The Infidel (15)
And talking of faith, David Baddiel's debut screenplay pitches Judaism against Islam in a potentially incendiary face-off.
Omid Djalili plays Mahmud, a London family man and Muslim of no especial devoutness who, on the death of his mother, discovers that he was actually born to Jewish parents, then adopted.

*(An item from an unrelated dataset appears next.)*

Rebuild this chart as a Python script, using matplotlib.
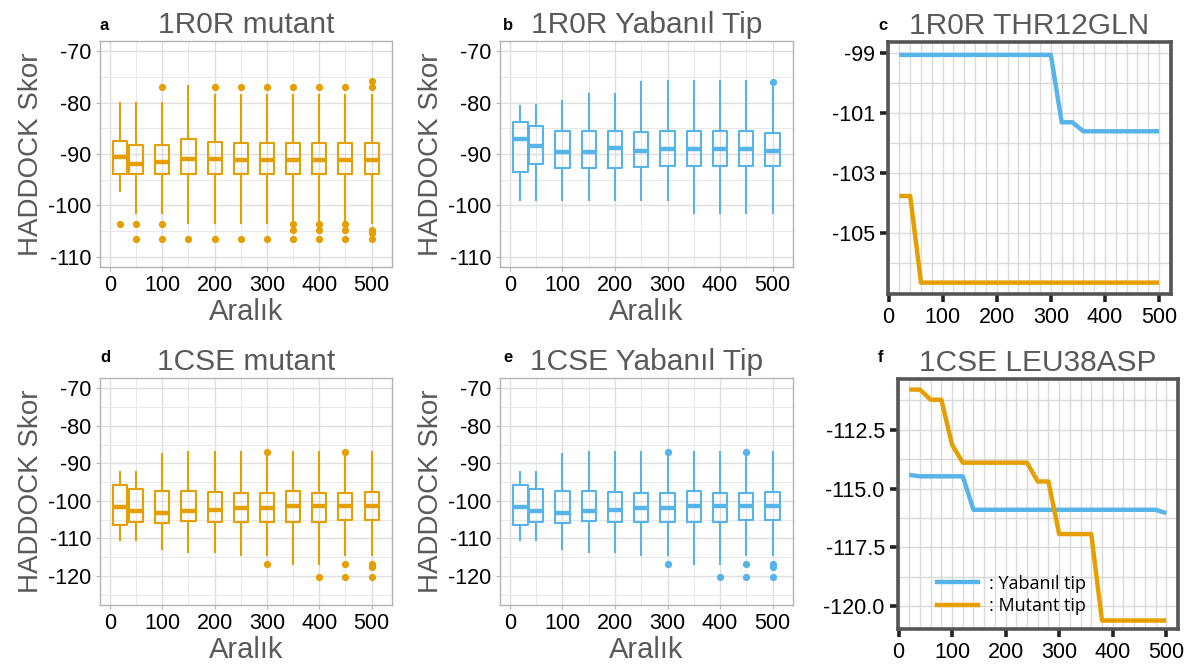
import numpy as np
import matplotlib.pyplot as plt
from matplotlib.ticker import MultipleLocator

plt.rcParams['font.family'] = ['Liberation Sans', 'DejaVu Sans']
plt.rcParams['axes.unicode_minus'] = False

## Colours
orange = '#E69F00'
blue = '#56B4E9'
title_grey = '#595959'

## Box panel data (x = Aralık)
box_x = [20, 50, 100, 150, 200, 250, 300, 350, 400, 450, 500]

# a: 1R0R mutant
a_q1 = [-93.9, -93.9, -93.9, -93.9, -93.9, -93.9, -93.9, -93.9, -93.9, -93.9, -93.9]
a_med = [-90.6, -91.9, -91.5, -90.9, -90.9, -91.1, -91.1, -91.1, -91.1, -91.1, -91.1]
a_q3 = [-87.4, -88.2, -88.2, -87.0, -87.7, -87.8, -87.8, -87.8, -87.8, -87.8, -87.8]
a_lo = [-97.2, -101.5, -101.5, -103.4, -103.4, -103.4, -103.4, -103.4, -103.4, -103.4, -103.4]
a_hi = [-80.1, -80.1, -80.1, -76.8, -78.6, -78.6, -78.6, -78.6, -78.6, -78.6, -78.6]
a_fliers = [[-103.6],
            [-103.6, -106.5],
            [-76.9, -103.6, -106.5],
            [-106.5],
            [-76.9, -106.5],
            [-76.9, -106.5],
            [-76.9, -106.5],
            [-76.9, -103.6, -104.8, -106.5],
            [-76.9, -103.6, -104.8, -106.5],
            [-76.9, -103.6, -104.8, -106.5],
            [-75.7, -76.9, -104.8, -105.3, -106.5]]

# b: 1R0R Yabanıl Tip
b_q1 = [-93.5, -92.0, -92.8, -92.8, -92.8, -92.6, -92.4, -92.4, -92.4, -92.4, -92.4]
b_med = [-87.1, -88.4, -89.6, -89.6, -88.9, -89.5, -89.1, -89.1, -89.1, -89.1, -89.5]
b_q3 = [-83.8, -84.5, -85.6, -85.6, -85.6, -85.8, -85.6, -85.6, -85.6, -85.6, -85.9]
b_lo = [-98.9, -98.9, -98.9, -98.9, -98.9, -98.9, -98.9, -101.5, -101.5, -101.5, -101.5]
b_hi = [-80.6, -80.4, -79.6, -78.4, -78.4, -76.0, -75.8, -75.8, -75.8, -75.8, -77.0]
b_fliers = [[], [], [], [], [], [], [], [], [], [], [-75.9]]

# d: 1CSE mutant
d_q1 = [-106.3, -105.6, -106.0, -105.4, -105.7, -105.7, -105.6, -105.6, -105.6, -105.0, -105.0]
d_med = [-101.7, -102.7, -103.1, -102.6, -102.3, -101.9, -101.9, -101.4, -101.4, -101.4, -101.4]
d_q3 = [-95.7, -96.8, -97.3, -97.3, -97.6, -97.9, -97.9, -97.4, -97.9, -97.9, -97.6]
d_lo = [-110.5, -110.5, -112.7, -113.6, -113.6, -114.5, -114.5, -116.7, -116.7, -114.5, -114.5]
d_hi = [-92.4, -92.4, -87.4, -86.9, -86.9, -86.9, -88.1, -86.9, -86.9, -88.1, -86.9]
d_fliers = [[], [], [], [], [], [],
            [-86.9, -116.9],
            [],
            [-120.4],
            [-86.9, -116.9, -120.4],
            [-116.9, -117.5, -120.4]]

# e: 1CSE Yabanıl Tip
e_q1 = [-106.3, -105.6, -106.0, -105.4, -105.7, -105.7, -105.6, -105.6, -105.6, -105.0, -105.0]
e_med = [-101.7, -102.7, -103.1, -102.6, -102.3, -101.9, -101.9, -101.4, -101.4, -101.4, -101.4]
e_q3 = [-95.7, -96.8, -97.3, -97.3, -97.6, -97.9, -97.9, -97.4, -97.9, -97.9, -97.6]
e_lo = [-110.5, -110.5, -112.7, -113.6, -113.6, -114.5, -114.5, -116.7, -116.7, -114.5, -114.5]
e_hi = [-92.4, -92.4, -87.4, -86.9, -86.9, -86.9, -88.1, -86.9, -86.9, -88.1, -86.9]
e_fliers = [[], [], [], [], [], [],
            [-86.9, -116.9],
            [],
            [-120.4],
            [-86.9, -116.9, -120.4],
            [-116.9, -117.5, -120.4]]

## Line panel data
line_x = [20, 40, 60, 80, 100, 120, 140, 160, 180, 200, 220, 240, 260,
          280, 300, 320, 340, 360, 380, 400, 420, 440, 460, 480, 500]

# c: 1R0R THR12GLN
c_wild = [-99.05] * 15 + [-101.3, -101.3] + [-101.6] * 8
c_mut = [-103.76, -103.76] + [-106.65] * 23

# f: 1CSE LEU38ASP
f_wild = [-114.42, -114.48, -114.48, -114.48, -114.48, -114.48] + [-115.9] * 18 + [-116.04]
f_mut = [-110.8, -110.8, -111.23, -111.23, -113.14, -113.9, -113.9, -113.9,
         -113.9, -113.9, -113.9, -113.9, -114.7, -114.7, -116.93, -116.93,
         -116.93, -116.93, -120.6, -120.6, -120.6, -120.6, -120.6, -120.6, -120.6]

W, H = 1196, 669
fig = plt.figure(figsize=(W / 100, H / 100), dpi=100)


def px_axes(x0, y0, x1, y1):
    return fig.add_axes([x0 / W, 1 - y1 / H, (x1 - x0) / W, (y1 - y0) / H])


def box_panel(ax, q1, med, q3, lo, hi, fliers, color, ylim, yticks, title):
    stats = []
    for i in range(len(box_x)):
        stats.append(dict(q1=q1[i], med=med[i], q3=q3[i], whislo=lo[i],
                          whishi=hi[i], fliers=fliers[i]))
    ax.bxp(stats, positions=box_x, widths=27, manage_ticks=False,
           boxprops=dict(color=color, linewidth=1.5),
           whiskerprops=dict(color=color, linewidth=1.5),
           capprops=dict(linewidth=0),
           medianprops=dict(color=color, linewidth=3.2),
           flierprops=dict(marker='o', markerfacecolor=color, markeredgecolor=color,
                           markersize=4.2))
    ax.set_xlim(-19, 539)
    ax.set_ylim(*ylim)
    ax.set_xticks([0, 100, 200, 300, 400, 500])
    ax.set_yticks(yticks)
    ax.xaxis.set_minor_locator(MultipleLocator(50))
    ax.yaxis.set_minor_locator(MultipleLocator(5))
    ax.grid(which='major', color='#DEDEDE', linewidth=1.0)
    ax.grid(which='minor', color='#E8E8E8', linewidth=0.7)
    ax.set_axisbelow(True)
    for s in ax.spines.values():
        s.set_color('#B3B3B3')
        s.set_linewidth(1.0)
    ax.tick_params(which='major', labelsize=15.5, colors='#B3B3B3', labelcolor='black',
                   length=3, pad=3)
    ax.tick_params(which='minor', length=0)
    ax.set_ylabel('HADDOCK Skor', fontsize=20, color=title_grey, labelpad=3)
    ax.set_xlabel('Aralık', fontsize=21, color=title_grey, labelpad=1)
    ax.set_title(title, fontsize=21.5, color=title_grey, pad=6)


def line_panel(ax, wild, mut, ylim, yticks, yminor, title, fmt):
    ax.plot(line_x, wild, color=blue, linewidth=3.2, solid_capstyle='butt')
    ax.plot(line_x, mut, color=orange, linewidth=3.2, solid_capstyle='butt')
    ax.set_xlim(-1, 522)
    ax.set_ylim(*ylim)
    ax.set_xticks([0, 100, 200, 300, 400, 500])
    ax.set_yticks(yticks)
    ax.set_yticklabels([fmt.format(v) for v in yticks])
    ax.xaxis.set_minor_locator(MultipleLocator(20))
    ax.yaxis.set_minor_locator(MultipleLocator(yminor))
    ax.grid(which='both', color='#D9D9D9', linewidth=1.0)
    ax.set_axisbelow(True)
    for s in ax.spines.values():
        s.set_color('#555555')
        s.set_linewidth(2.6)
    ax.tick_params(which='major', labelsize=15.5, colors='#222222', labelcolor='black',
                   length=6, width=2.6)
    ax.tick_params(which='minor', length=0)
    ax.set_title(title, fontsize=21.5, color=title_grey, pad=6)


ax_a = px_axes(100, 41, 392, 267)
box_panel(ax_a, a_q1, a_med, a_q3, a_lo, a_hi, a_fliers, orange,
          (-112, -68), [-110, -100, -90, -80, -70], '1R0R mutant')
ax_b = px_axes(500, 41, 793, 267)
box_panel(ax_b, b_q1, b_med, b_q3, b_lo, b_hi, b_fliers, blue,
          (-112, -68), [-110, -100, -90, -80, -70], '1R0R Yabanıl Tip')
ax_d = px_axes(100, 378, 392, 605)
box_panel(ax_d, d_q1, d_med, d_q3, d_lo, d_hi, d_fliers, orange,
          (-127.75, -67.25), [-120, -110, -100, -90, -80, -70], '1CSE mutant')
ax_e = px_axes(500, 378, 793, 605)
box_panel(ax_e, e_q1, e_med, e_q3, e_lo, e_hi, e_fliers, blue,
          (-127.75, -67.25), [-120, -110, -100, -90, -80, -70], '1CSE Yabanıl Tip')

ax_c = px_axes(888, 42, 1171, 294)
line_panel(ax_c, c_wild, c_mut, (-107.03, -98.62), [-105, -103, -101, -99], 1,
           '1R0R THR12GLN', '{:.0f}')
ax_f = px_axes(898, 379, 1178, 629)
line_panel(ax_f, f_wild, f_mut, (-120.96, -110.35), [-120.0, -117.5, -115.0, -112.5], 1.25,
           '1CSE LEU38ASP', '{:.1f}')

# legend inside f
h1, = ax_f.plot([], [], color=blue, linewidth=3.2)
h2, = ax_f.plot([], [], color=orange, linewidth=3.2)
ax_f.legend([h1, h2], [': Yabanıl tip', ': Mutant tip'], loc='lower left',
            bbox_to_anchor=(0.08, -0.01), frameon=False, handlelength=2.3,
            handletextpad=0.6, labelspacing=0.25,
            prop=dict(family=['Open Sans', 'DejaVu Sans'], size=13))

# panel letters
for x, y, t in [(100, 30, 'a'), (503, 30, 'b'), (878, 30, 'c'),
                (100, 362, 'd'), (503, 362, 'e'), (878, 362, 'f')]:
    fig.text(x / W, 1 - y / H, t, fontsize=12, fontweight='bold', color='black')

fig.savefig('out.png', dpi=100)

His real name? Solly Shimshillewitz. Needing to mug up on the culture of Jewishness – not quite the same thing as Judaism – he throws himself on the mercy of Lenny (Richard Schiff) who, in another unlikely transplant, is a Jewish-American black cab driver: how to say "oy" with a shrug, how to dance like Topol, and so on. (The Talmud doesn't get a look-in). The first 20 minutes or so hit a confident stride and raise some laughs, including a good running gag on that irksome habit of scratching quotation marks in the air, while Djalili and Schiff work up a droll double-act in the search for Mahmud's new identity. But it doesn't last, undone less by the weak subplot about his son's prospective father-in-law (a visiting radical Muslim) than a drastic collapse in quality control: the sly humour at the outset dwindles into scattergun farce, dubious fantasy sequences and can't-we-just-get-along mawkishness.
Ambitious to try a comic variation on Philip Roth's great The Human Stain, but it also requires subtlety, discipline and tougher editing.